Fernando Belaunde, recordemos, fue el campeón olímpico del gesto. Como nadie, optimizó el uso de este capital político, desde «el manguerazo» de 1955, pasando por «las barricadas» de 1962, el «falso Paquisha» de 1981 o su dramática presencia en Vilcashuamán, en 1982. En suma, su conducta condensaba su programa y lo hacía verosímil porque manifestaba la voluntad personal: comunicar su decisión de enfrentar a Odría, aun cuando el «rochabús» fue suficiente para dispersar a los jóvenes universitarios que había movilizado; decirle a la población que no estaba dispuesto a aceptar los resultados de las elecciones de 1962, a sabiendas que tras los adoquines levantados de las calles de Arequipa no existía la suficiente indignación popular como para que este simple hecho sea visto como desestabilizador; enfatizarles a los ecuatorianos que no se iba a negociar lo que ya estaba zanjado en los tratados internacionales y, sobre todo, a los generales peruanos que ninguno de ellos vendría del frente de batalla con la suficiente fuerza política como para tentar el poder. De la misma forma, logró manifestar, mediante la palabra y el rostro, el desconcierto por no saber lo que sucedía y quiénes eran los subversivos, cuando en 1982 ya habían transcurrido más de dos años del inicio de la aventura senderista.
Al parecer, estas capacidades para decir y comunicar las fueron perdiendo nuestros políticos en el camino. Iniciada la campaña para la segunda vuelta electoral, los dos candidatos asumieron –con certeza– que su tarea fundamental era generar confianza ante un electorado que no votó por ellos e, incluso, que manifiesta una alta resistencia por ambos. En esta situación, el gesto es crucial.
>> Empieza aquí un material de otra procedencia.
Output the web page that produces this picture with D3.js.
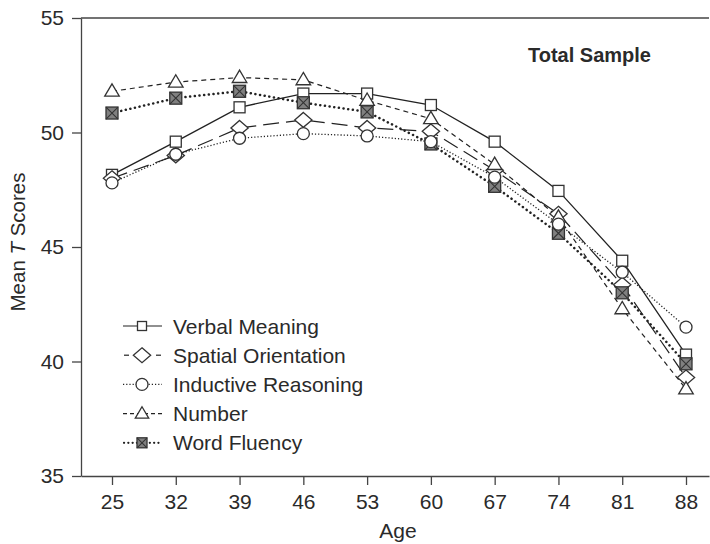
<!DOCTYPE html>
<html><head><meta charset="utf-8">
<script src="https://cdn.jsdelivr.net/npm/d3@7"></script>
<style>body{margin:0;background:#fff}svg{display:block;font-family:"Liberation Sans",Arial,Helvetica,sans-serif}</style>
</head><body><svg id="c" width="710" height="544"></svg>
<script>
const ages = [25, 32, 39, 46, 53, 60, 67, 74, 81, 88];
const yTicks = [35, 40, 45, 50, 55];
const seriesNames = ["Verbal Meaning", "Spatial Orientation", "Inductive Reasoning", "Number", "Word Fluency"];
const verbalMeaning      = [48.15, 49.6, 51.1, 51.7, 51.7, 51.2, 49.6, 47.45, 44.4, 40.3];
const spatialOrientation = [48.0, 49.0, 50.2, 50.55, 50.2, 50.05, 48.35, 46.45, 43.35, 39.3];
const inductiveReasoning = [47.8, 49.05, 49.75, 49.95, 49.85, 49.6, 48.05, 46.0, 43.9, 41.5];
const numberAbility      = [51.8, 52.2, 52.4, 52.3, 51.4, 50.6, 48.6, 46.3, 42.3, 38.8];
const wordFluency        = [50.85, 51.5, 51.8, 51.3, 50.9, 49.5, 47.65, 45.6, 43.0, 39.9];

const svg = d3.select("#c");
const L = 81, R = 709, T = 18, B = 476;
const xs = d3.scaleLinear().domain([25, 88]).range([112, 686]);
const x = d3.scaleLinear().domain([xs.invert(L), xs.invert(R)]).range([L, R]);
const y = d3.scaleLinear().domain([35, 55]).range([B, T]);
const ink = "#2a2a2a";

// frame top line
svg.append("line").attr("x1", L).attr("x2", R).attr("y1", T).attr("y2", T).attr("stroke", "#444").attr("stroke-width", 1.3);

const gy = svg.append("g").attr("transform", `translate(${L},0)`)
  .call(d3.axisLeft(y).tickValues(yTicks).tickSize(9).tickSizeOuter(0).tickPadding(8));
const gx = svg.append("g").attr("transform", `translate(0,${B})`)
  .call(d3.axisBottom(x).tickValues(ages).tickSize(9).tickSizeOuter(0).tickPadding(9));
[gx, gy].forEach(g => {
  g.selectAll("path,line").attr("stroke", "#444").attr("stroke-width", 1.3);
  g.selectAll("text").attr("fill", ink).style("font-size", "21px");
});

// axis titles
svg.append("text").attr("x", 398).attr("y", 538).attr("text-anchor", "middle")
  .attr("fill", ink).style("font-size", "21px").text("Age");
const yl = svg.append("text").attr("transform", "translate(25,242) rotate(-90)")
  .attr("text-anchor", "middle").attr("fill", ink).style("font-size", "20.5px");
yl.append("tspan").text("Mean ");
yl.append("tspan").style("font-style", "italic").text("T");
yl.append("tspan").text(" Scores");

svg.append("text").attr("x", 651).attr("y", 62).attr("text-anchor", "end")
  .attr("fill", ink).style("font-size", "20px").style("font-weight", "bold").text("Total Sample");

const series = [
  {name: seriesNames[0], vals: verbalMeaning, dash: null, w: 1.3, sym: "square"},
  {name: seriesNames[1], vals: spatialOrientation, dash: "16,7", w: 1.2, sym: "diamond"},
  {name: seriesNames[2], vals: inductiveReasoning, dash: "1.2,2", w: 1.3, sym: "circle"},
  {name: seriesNames[3], vals: numberAbility, dash: "5,4", w: 1.2, sym: "triangle"},
  {name: seriesNames[4], vals: wordFluency, dash: "0.1,4.6", w: 2.5, sym: "xsquare"}
];

function drawMarker(g, sym, cx, cy, s) {
  let el;
  if (sym === "square") {
    el = g.append("rect").attr("x", cx - s/2).attr("y", cy - s/2).attr("width", s).attr("height", s).attr("fill", "#fff");
  } else if (sym === "diamond") {
    const h = s * 0.72, v = s * 0.62;
    el = g.append("path").attr("d", `M${cx},${cy-v}L${cx+h},${cy}L${cx},${cy+v}L${cx-h},${cy}Z`).attr("fill", "#fff");
  } else if (sym === "circle") {
    el = g.append("circle").attr("cx", cx).attr("cy", cy).attr("r", s/2).attr("fill", "#fff");
  } else if (sym === "triangle") {
    const hw = s * 0.56, ht = s * 0.95;
    el = g.append("path").attr("d", `M${cx},${cy-ht*0.6}L${cx+hw},${cy+ht*0.4}L${cx-hw},${cy+ht*0.4}Z`).attr("fill", "#fff");
  } else {
    el = g.append("rect").attr("x", cx - s/2).attr("y", cy - s/2).attr("width", s).attr("height", s).attr("fill", "#808080");
    g.append("path").attr("d", `M${cx-s/2},${cy-s/2}L${cx+s/2},${cy+s/2}M${cx+s/2},${cy-s/2}L${cx-s/2},${cy+s/2}`)
      .attr("stroke", "#333").attr("stroke-width", 1.1);
  }
  el.attr("stroke", "#333").attr("stroke-width", 1.3);
}

const sizes = {square: 11, diamond: 12, circle: 12, triangle: 13, xsquare: 12};
const line = d3.line().x((d, i) => x(ages[i])).y(d => y(d));
series.forEach(s => {
  svg.append("path").datum(s.vals).attr("d", line).attr("fill", "none")
    .attr("stroke", "#222").attr("stroke-width", s.w).attr("stroke-dasharray", s.dash)
    .attr("stroke-linecap", s.sym === "xsquare" ? "round" : "butt");
});
const order = [0, 1, 3, 4, 2];
order.forEach(k => {
  const s = series[k];
  const g = svg.append("g");
  s.vals.forEach((v, i) => drawMarker(g, s.sym, x(ages[i]), y(v), sizes[s.sym]));
});

// legend
const lsizes = {square: 9, diamond: 12, circle: 12, triangle: 12, xsquare: 10};
const legendSegs = {
  square: [[123, 162, null]],
  diamond: [[124, 129, null], [156, 161, null]],
  circle: [[123, 162, "1.2,2"]],
  triangle: [[123, 162, "4,3"]],
  xsquare: [[124, 162, "0.1,4.2"]]
};
series.forEach((s, i) => {
  const cy = 326 + i * 29.2;
  const g = svg.append("g");
  legendSegs[s.sym].forEach(([a, b, d]) => {
    g.append("line").attr("x1", a).attr("x2", b).attr("y1", cy).attr("y2", cy)
      .attr("stroke", "#222").attr("stroke-width", s.sym === "xsquare" ? 2.2 : 1.2)
      .attr("stroke-dasharray", d)
      .attr("stroke-linecap", s.sym === "xsquare" ? "round" : "butt");
  });
  drawMarker(g, s.sym, 142, cy, lsizes[s.sym]);
  g.append("text").attr("x", 173).attr("y", cy + 7.5).attr("fill", ink).style("font-size", "21px").text(s.name);
});
</script></body></html>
Para el caso, una contrita Keiko Fujimori ahora pide perdón por los «excesos» cometidos durante el régimen que encabezó su padre, argumentando que la culpa de todo ello recae en Vladimiro Montesinos. Es posible su sinceridad pero ¿le podemos creer? Seguramente no, cuando dice lo que dice rodeada de los mismos rostros que acompañaron a su progenitor en el mayor de los latrocinios que se recuerde en nuestra historia republicana. Entonces, la palabra no es suficiente y así lo considera la ciudadanía cuando a través de las encuestas manifiestan que un eventual gobierno suyo sacaría de la cárcel a Alberto Fujimori, condenado por violaciones a los derechos humanos y corrupción.
En esta ruta hacia la credibilidad, pareciera además que Keiko Fujimori no sólo quiere operar un distanciamiento imposible con su historia, sino también, apropiarse del espacio que Humala consideraba exclusivo para sí hasta hace unos días solamente. Ha agregado a sus propuestas el impuesto a las sobre ganancias de las empresas mineras y pretende disfrazarse de admiradora de Lula, aunque ingenua como parece, asemejándolo a Uribe. Pero, si su deseo es aparecer audaz, ¿no era conveniente que, diera un paso más y afirme, por ejemplo, que revisaría el encuadre normativo que favorece ampliamente a las empresas mineras, obra de su padre que los gobiernos de Toledo y García renunciaron a reformar?
En suma, Keiko no es creíble –no puede serlo– aun cuando gran parte de los medios de comunicación hace esfuerzos inauditos para ayudarla en su transformación. Linda en lo patético observar las ansias que trasuntan cuando preguntan reiteradamente al candidato Ollanta Humala si no va a cerrar el Congreso o aspirará a la reelección, cuando son las preguntas obvias –por los antecedentes– que deben hacer a la otra candidata (pero no se las hacen).
En el caso de Humala, la situación es distinta. Viene relativamente limpio y aun cuando se busca interesadamente la reaparición del fantasma de Madre Mía, no tiene que dedicar su tiempo a explicar antecedentes que no existen. Sin embargo, sí debe salir al frente –con gestos– para sortear zancadillas y cantos de sirena. Su actitud debe mostrar claramente que es el ganador y, por lo mismo, es el que pone sobre la mesa las pautas políticamente negociables. También deberá exhibir capacidad de reacción rápida, más aun cuando el presidente García ya empezó a activar misiles dirigidos debajo de la línea de flotación de un eventual gobierno suyo.
En esa dirección, la nocturnidad empleada para contrabandear decisiones a favor de los cultivos transgénicos o el inopinado aumento del 20% a policías y soldados, son seguramente el inicio de una serie de «sorpresas» que el presidente García irá soltando hasta la culminación de su mandato, con el objetivo de acotarle los espacios a su sucesor y, a su vez, armar su propio ámbito de acción política con miras al 2016. El ataque exige contundencia en la respuesta, subrayando categóricamente cuáles son los límites de esta irresponsable estrategia.